We call the heart of the formal mediation practice “sitting meditation” or simply “sitting”.

As with breathing, sitting is not foreign to anyone. We all sit; nothing special about that. But mindful sitting is different from ordinary sitting in the same way that mindful breathing is different from ordinary breathing. The difference is your awareness.

To practice sitting, we make a special time and place for non-doing, a time for simply being. We consciously adopt an alert and relaxed body posture so that we can feel relatively comfortable without moving, and then we reside with calm acceptance in the present without trying to fill it with anything. You have already engaged in this in the various meditations in which you have watched your breathing.

It helps a lot to adopt an erect and dignified posture, with your head, neck and back aligned vertically. This allows the breath to flow most easily. It is also the physical counterpart of the inner attitudes of self-reliance, self-acceptance and alert attention that we are cultivating.

We usually practice the sitting meditation either on a chair or on the floor. Whether you choose the floor or a chair, posture is very important in meditation practice. It can be an outward support in cultivating an inner attitude of dignity, patience and self-acceptance. The main points to keep in mind about your posture are to try to keep the back, neck and head aligned in the vertical, to relax the shoulders and to do something comfortable with your hands.

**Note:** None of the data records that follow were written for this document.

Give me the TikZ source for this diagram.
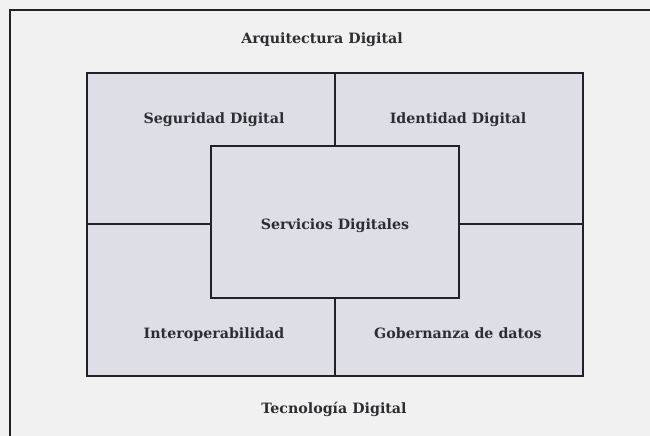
\documentclass[tikz,border=0pt]{standalone}
\usepackage{fontspec}
\setmainfont{DejaVu Serif}
\definecolor{paper}{RGB}{241,241,242}
\definecolor{boxfill}{RGB}{222,222,230}
\definecolor{linegray}{RGB}{34,34,38}
\definecolor{inkgray}{RGB}{45,45,50}
\begin{document}
\begin{tikzpicture}[
        x=0.02cm, y=-0.02cm,
        frame/.style={draw=linegray, line width=1.2pt},
        quad/.style={draw=linegray, line width=1.1pt, fill=boxfill, minimum width=4.96cm, minimum height=3.03cm, inner sep=0pt},
        core/.style={quad, minimum height=3.04cm},
        lbl/.style={text=inkgray, font=\bfseries\fontsize{8.1}{9}\selectfont, inner sep=1pt, text height=6.2pt, text depth=1.8pt},
    ]
    \useasboundingbox (0,0) rectangle (650,436);
    \fill[paper] (0,0) rectangle (650,436);
    % outer frame, cut off at right and bottom
    \draw[frame] (10,440) -- (10,10) -- (654,10);
    \node[lbl](arq) at (322,39.5) {Arquitectura Digital};
    % four quadrants
    \node[quad](seg) at (211,148.5) {};
    \node[quad](ide) at (459,148.5) {};
    \node[quad](int) at (211,300) {};
    \node[quad](gob) at (459,300) {};
    % centre box on top
    \node[core](serv) at (335,222) {};
    \node[lbl](segt) at (214,119.5) {Seguridad Digital};
    \node[lbl](idet) at (458,119.5) {Identidad Digital};
    \node[lbl](servt) at (335,225.5) {Servicios Digitales};
    \node[lbl](intt) at (214,334.5) {Interoperabilidad};
    \node[lbl](gobt) at (458,334.5) {Gobernanza de datos};
    \node[lbl](tec) at (334,409.5) {Tecnología Digital};
    \end{tikzpicture}
\end{document}
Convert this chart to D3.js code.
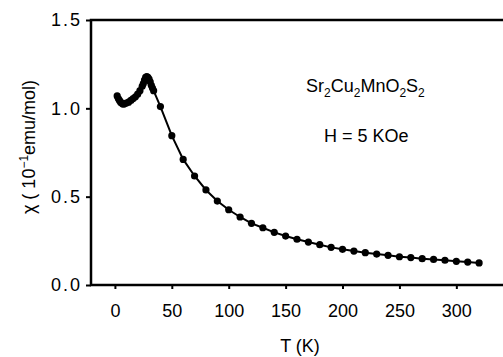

When we have assumed the posture that we have selected, we bring our attention to our breathing. We feel it come in; we feel it go out. We dwell in the present, moment-by-moment, breath-by-breath.  It sounds simple, but it’s not necessarily easy.  Full awareness of the in-breath, full awareness of the out-breath.  Letting the breathing just happen.  Observing it.  Feeling all of the sensations, gross and subtle, associated with it.